[Source code of charts]
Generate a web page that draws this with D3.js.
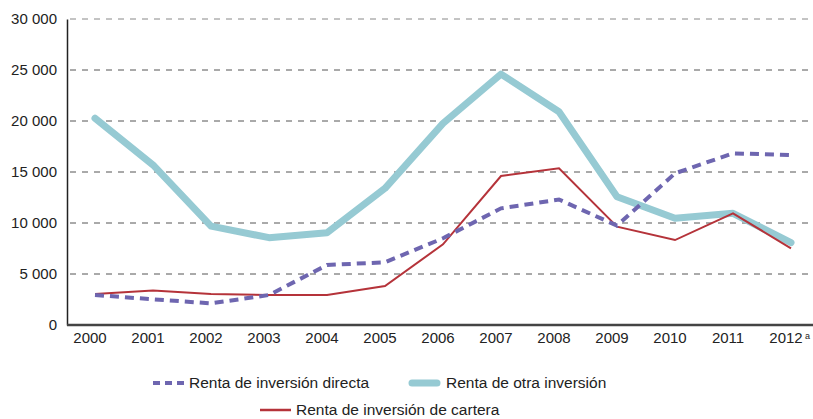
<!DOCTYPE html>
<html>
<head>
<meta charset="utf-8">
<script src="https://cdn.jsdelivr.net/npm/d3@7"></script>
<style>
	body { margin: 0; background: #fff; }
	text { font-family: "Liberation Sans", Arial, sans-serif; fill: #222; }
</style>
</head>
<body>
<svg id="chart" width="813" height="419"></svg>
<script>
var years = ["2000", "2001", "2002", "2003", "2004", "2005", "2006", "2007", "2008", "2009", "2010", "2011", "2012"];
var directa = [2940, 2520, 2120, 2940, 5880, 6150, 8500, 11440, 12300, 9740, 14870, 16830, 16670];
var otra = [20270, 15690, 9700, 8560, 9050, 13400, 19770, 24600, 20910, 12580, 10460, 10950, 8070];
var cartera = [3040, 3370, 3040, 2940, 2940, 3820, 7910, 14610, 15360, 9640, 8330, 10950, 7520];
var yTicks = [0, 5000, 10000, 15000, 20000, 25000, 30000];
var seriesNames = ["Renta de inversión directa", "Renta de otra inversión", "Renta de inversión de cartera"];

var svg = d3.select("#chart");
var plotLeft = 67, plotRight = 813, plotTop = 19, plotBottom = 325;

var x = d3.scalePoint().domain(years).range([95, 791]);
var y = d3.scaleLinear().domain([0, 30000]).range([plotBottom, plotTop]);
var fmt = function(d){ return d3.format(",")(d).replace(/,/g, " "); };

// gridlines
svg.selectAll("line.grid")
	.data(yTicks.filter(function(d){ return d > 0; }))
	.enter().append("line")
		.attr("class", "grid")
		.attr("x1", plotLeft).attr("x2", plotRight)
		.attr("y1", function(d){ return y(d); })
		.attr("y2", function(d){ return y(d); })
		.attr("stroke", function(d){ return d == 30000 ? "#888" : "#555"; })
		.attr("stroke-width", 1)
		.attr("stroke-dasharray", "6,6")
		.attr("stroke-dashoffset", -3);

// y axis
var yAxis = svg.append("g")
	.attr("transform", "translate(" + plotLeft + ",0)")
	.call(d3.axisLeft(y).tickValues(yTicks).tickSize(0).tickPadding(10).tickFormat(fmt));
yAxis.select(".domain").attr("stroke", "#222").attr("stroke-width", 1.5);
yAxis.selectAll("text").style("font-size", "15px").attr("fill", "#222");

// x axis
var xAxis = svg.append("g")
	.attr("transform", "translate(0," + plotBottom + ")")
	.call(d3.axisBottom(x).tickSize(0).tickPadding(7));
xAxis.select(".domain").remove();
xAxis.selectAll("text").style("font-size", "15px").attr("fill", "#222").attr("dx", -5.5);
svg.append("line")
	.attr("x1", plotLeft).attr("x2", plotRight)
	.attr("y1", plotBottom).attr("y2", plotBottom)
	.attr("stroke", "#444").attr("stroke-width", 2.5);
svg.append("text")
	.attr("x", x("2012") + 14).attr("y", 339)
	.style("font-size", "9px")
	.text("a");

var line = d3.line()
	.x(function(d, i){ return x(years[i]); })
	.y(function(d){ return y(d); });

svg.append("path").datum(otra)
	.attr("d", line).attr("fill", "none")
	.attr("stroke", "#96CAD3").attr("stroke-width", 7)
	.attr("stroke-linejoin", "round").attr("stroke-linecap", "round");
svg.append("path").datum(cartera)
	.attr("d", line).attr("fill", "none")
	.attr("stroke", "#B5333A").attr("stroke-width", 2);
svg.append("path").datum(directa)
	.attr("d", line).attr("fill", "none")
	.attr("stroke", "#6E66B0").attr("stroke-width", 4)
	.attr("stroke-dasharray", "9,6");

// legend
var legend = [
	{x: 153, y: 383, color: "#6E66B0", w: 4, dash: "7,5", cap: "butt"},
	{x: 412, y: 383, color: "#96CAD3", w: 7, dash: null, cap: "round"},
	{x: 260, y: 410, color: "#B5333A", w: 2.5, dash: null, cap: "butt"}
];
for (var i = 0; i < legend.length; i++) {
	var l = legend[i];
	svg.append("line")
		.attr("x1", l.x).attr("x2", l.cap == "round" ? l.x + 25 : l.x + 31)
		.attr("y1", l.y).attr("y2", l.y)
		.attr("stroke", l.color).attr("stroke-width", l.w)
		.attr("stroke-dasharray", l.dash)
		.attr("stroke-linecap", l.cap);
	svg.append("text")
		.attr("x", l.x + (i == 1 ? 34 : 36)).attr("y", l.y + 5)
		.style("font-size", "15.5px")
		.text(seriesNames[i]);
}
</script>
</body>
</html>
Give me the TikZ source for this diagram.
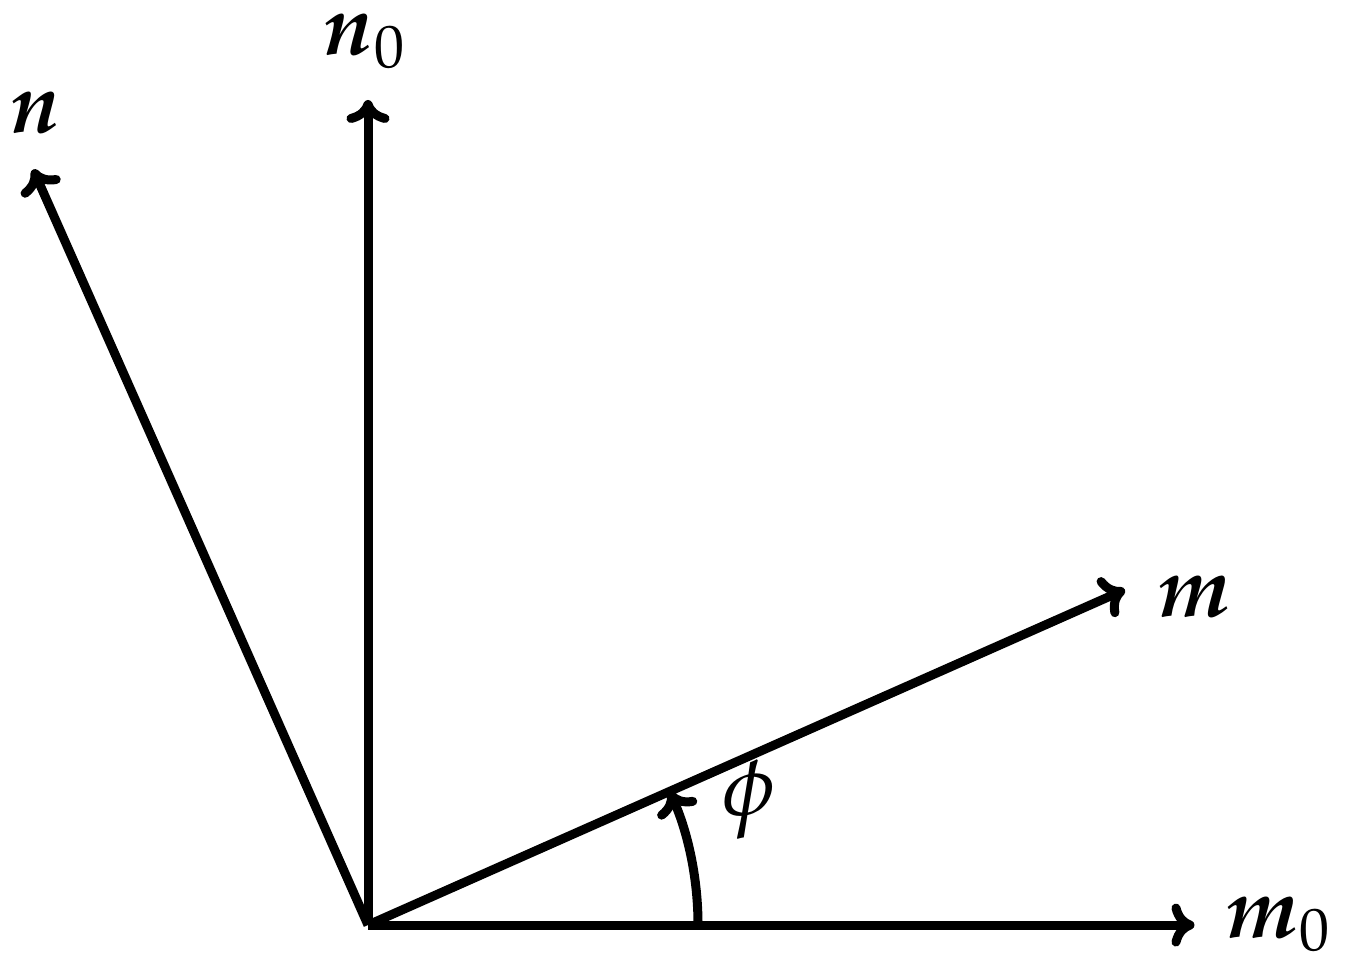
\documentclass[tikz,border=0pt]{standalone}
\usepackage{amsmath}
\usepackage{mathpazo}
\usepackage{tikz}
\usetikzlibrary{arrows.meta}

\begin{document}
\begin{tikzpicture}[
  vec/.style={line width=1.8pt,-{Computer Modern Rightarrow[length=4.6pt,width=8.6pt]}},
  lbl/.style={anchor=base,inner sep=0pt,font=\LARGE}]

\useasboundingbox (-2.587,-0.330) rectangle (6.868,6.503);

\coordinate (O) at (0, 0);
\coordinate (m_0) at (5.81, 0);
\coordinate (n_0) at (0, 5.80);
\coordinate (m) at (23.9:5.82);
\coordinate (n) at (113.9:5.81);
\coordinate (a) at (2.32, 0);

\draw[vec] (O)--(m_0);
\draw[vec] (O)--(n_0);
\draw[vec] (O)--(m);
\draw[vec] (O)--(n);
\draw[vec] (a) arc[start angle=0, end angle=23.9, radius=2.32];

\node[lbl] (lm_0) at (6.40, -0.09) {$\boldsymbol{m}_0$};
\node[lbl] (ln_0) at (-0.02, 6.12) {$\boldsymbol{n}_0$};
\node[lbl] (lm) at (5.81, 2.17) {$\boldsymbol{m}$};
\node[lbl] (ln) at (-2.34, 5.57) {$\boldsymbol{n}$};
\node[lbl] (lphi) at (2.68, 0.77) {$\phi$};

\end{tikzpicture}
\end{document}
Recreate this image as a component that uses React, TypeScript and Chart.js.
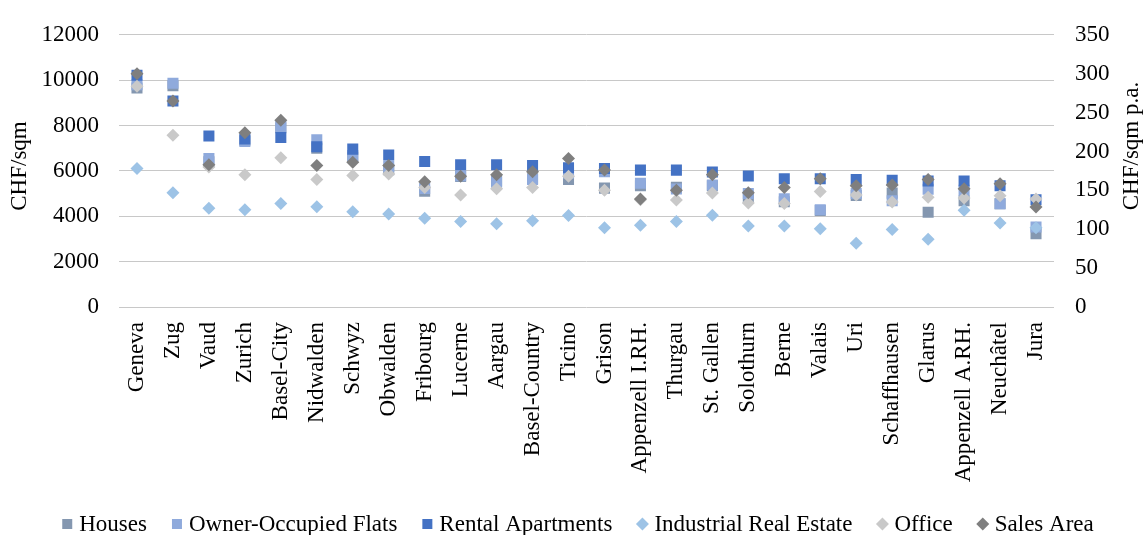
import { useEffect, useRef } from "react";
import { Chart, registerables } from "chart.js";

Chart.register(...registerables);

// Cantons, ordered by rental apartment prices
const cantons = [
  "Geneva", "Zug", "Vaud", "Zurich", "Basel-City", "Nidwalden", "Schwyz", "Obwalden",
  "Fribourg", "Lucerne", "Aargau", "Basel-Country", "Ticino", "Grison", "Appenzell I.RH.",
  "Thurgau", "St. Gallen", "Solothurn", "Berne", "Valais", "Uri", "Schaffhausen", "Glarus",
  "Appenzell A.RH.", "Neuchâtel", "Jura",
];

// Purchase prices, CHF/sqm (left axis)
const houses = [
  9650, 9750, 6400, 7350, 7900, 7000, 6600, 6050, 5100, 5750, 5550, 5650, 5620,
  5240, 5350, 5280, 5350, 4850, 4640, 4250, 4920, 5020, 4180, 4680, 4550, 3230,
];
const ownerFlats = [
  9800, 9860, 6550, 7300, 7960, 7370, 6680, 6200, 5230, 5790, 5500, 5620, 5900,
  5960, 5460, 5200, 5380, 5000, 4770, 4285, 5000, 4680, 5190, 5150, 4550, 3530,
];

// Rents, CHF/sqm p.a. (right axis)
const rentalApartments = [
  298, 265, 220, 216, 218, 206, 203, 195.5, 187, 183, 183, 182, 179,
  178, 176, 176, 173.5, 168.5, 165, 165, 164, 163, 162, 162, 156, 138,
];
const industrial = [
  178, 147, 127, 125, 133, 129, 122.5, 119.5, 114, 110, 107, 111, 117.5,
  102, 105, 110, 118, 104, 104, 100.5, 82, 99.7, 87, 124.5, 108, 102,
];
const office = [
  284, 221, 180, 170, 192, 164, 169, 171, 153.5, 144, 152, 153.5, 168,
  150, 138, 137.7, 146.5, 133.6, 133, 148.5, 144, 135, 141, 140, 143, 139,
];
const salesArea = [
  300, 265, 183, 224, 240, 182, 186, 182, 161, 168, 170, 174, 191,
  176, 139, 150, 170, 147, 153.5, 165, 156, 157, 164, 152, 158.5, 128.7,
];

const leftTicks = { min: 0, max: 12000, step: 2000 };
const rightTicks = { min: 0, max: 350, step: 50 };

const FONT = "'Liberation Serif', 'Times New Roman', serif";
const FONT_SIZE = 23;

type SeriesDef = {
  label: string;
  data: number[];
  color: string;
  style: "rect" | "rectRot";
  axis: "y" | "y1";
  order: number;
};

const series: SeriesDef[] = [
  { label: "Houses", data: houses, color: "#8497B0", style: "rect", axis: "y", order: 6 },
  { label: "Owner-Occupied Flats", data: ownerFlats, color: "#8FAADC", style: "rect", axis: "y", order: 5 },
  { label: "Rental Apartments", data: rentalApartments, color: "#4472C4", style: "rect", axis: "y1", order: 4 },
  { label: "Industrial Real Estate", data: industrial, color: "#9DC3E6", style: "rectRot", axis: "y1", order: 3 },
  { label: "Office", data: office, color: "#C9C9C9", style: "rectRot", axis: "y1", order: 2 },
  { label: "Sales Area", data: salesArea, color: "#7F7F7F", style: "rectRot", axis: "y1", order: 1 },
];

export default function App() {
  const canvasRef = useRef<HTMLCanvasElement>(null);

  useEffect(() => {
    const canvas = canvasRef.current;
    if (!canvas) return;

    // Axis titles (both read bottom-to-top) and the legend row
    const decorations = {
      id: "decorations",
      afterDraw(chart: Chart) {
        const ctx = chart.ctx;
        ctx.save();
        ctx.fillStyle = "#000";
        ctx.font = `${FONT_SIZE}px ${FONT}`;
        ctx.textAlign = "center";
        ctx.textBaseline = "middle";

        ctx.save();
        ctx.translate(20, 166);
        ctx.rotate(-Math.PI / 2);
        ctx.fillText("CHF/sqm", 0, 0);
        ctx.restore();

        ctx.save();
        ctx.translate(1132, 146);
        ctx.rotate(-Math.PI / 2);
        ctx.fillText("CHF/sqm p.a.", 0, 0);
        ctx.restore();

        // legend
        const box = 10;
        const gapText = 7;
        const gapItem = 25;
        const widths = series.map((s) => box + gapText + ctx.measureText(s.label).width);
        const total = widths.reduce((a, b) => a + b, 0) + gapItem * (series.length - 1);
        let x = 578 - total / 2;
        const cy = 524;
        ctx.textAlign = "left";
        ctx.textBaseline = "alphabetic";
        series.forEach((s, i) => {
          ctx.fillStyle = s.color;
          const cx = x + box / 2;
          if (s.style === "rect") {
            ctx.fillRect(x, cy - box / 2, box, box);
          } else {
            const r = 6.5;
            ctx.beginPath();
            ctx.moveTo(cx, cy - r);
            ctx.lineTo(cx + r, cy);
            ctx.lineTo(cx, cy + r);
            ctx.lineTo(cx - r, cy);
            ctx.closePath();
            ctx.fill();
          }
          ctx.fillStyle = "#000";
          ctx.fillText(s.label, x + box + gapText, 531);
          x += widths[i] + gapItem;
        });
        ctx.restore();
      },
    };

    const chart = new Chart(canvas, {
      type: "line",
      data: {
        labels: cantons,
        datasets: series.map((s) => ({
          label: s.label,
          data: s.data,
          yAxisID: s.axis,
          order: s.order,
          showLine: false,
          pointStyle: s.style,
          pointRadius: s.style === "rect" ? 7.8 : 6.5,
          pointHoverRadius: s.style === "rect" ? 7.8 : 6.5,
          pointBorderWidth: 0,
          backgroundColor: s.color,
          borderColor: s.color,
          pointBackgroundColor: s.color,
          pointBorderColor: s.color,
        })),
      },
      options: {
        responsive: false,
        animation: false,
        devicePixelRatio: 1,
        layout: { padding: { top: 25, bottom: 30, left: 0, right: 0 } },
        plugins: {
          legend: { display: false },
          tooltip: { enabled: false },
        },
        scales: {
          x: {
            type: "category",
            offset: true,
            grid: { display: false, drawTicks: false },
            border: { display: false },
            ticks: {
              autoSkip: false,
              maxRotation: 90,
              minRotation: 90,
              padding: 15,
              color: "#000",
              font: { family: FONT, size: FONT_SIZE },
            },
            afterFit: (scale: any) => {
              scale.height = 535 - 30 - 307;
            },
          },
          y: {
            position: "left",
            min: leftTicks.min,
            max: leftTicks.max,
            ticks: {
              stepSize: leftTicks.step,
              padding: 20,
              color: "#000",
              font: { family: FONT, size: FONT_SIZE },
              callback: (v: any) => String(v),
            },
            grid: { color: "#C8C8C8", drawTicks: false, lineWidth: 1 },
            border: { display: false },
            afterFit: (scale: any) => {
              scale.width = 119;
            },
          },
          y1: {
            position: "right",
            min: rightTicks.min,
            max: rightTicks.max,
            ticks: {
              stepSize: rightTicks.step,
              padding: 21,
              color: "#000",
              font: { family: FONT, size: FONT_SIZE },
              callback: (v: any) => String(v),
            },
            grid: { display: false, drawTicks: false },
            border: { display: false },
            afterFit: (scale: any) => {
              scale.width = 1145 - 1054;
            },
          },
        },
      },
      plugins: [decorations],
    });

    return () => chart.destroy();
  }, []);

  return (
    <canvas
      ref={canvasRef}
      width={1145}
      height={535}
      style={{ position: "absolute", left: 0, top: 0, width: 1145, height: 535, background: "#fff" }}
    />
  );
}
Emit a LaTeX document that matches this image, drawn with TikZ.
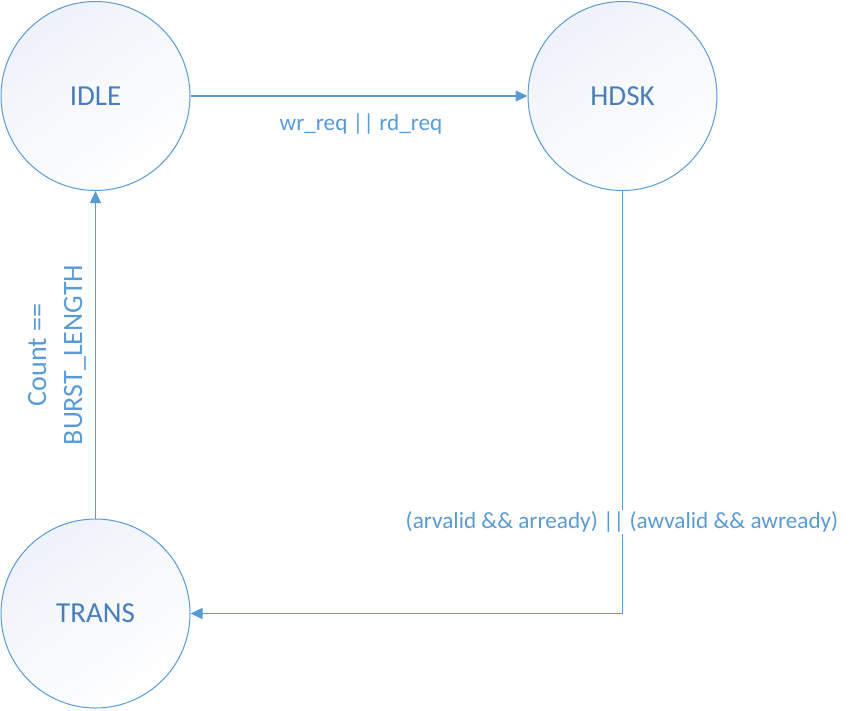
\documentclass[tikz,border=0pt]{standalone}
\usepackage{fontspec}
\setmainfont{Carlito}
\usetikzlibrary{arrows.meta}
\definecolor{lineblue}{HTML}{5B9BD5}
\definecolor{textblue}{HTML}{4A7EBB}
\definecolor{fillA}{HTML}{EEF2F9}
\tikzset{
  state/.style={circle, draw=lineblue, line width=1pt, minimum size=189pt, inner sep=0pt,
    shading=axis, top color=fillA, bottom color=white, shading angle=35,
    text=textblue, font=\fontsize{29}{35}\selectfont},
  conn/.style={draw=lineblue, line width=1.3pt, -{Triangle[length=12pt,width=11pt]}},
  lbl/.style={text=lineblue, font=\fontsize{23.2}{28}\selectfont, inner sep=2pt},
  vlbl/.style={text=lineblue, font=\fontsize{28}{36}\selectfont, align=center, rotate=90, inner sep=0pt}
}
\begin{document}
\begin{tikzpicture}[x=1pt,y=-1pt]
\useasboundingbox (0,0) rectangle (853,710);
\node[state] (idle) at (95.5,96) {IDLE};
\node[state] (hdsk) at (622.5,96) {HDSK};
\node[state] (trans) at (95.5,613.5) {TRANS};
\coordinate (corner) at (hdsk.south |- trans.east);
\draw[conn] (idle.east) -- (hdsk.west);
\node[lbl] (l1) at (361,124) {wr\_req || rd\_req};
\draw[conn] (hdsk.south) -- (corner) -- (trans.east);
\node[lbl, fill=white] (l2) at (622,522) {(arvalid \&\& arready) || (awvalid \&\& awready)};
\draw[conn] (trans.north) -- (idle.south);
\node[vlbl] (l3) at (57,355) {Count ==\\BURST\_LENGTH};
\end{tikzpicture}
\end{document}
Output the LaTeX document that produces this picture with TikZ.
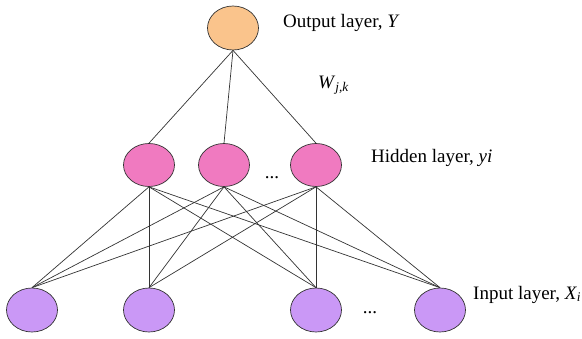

» **REQUIREMENTS**
Pull out each line containing the word "this" and copy it.

» **COMPLETED EXERCISE**
Generate a web page that draws this with D3.js.
Give me the TikZ source for this diagram.
Recreate this image as a component that uses React, TypeScript and Chart.js.
Emit a LaTeX document that matches this image, drawn with TikZ.
Output the LaTeX document that produces this picture with TikZ.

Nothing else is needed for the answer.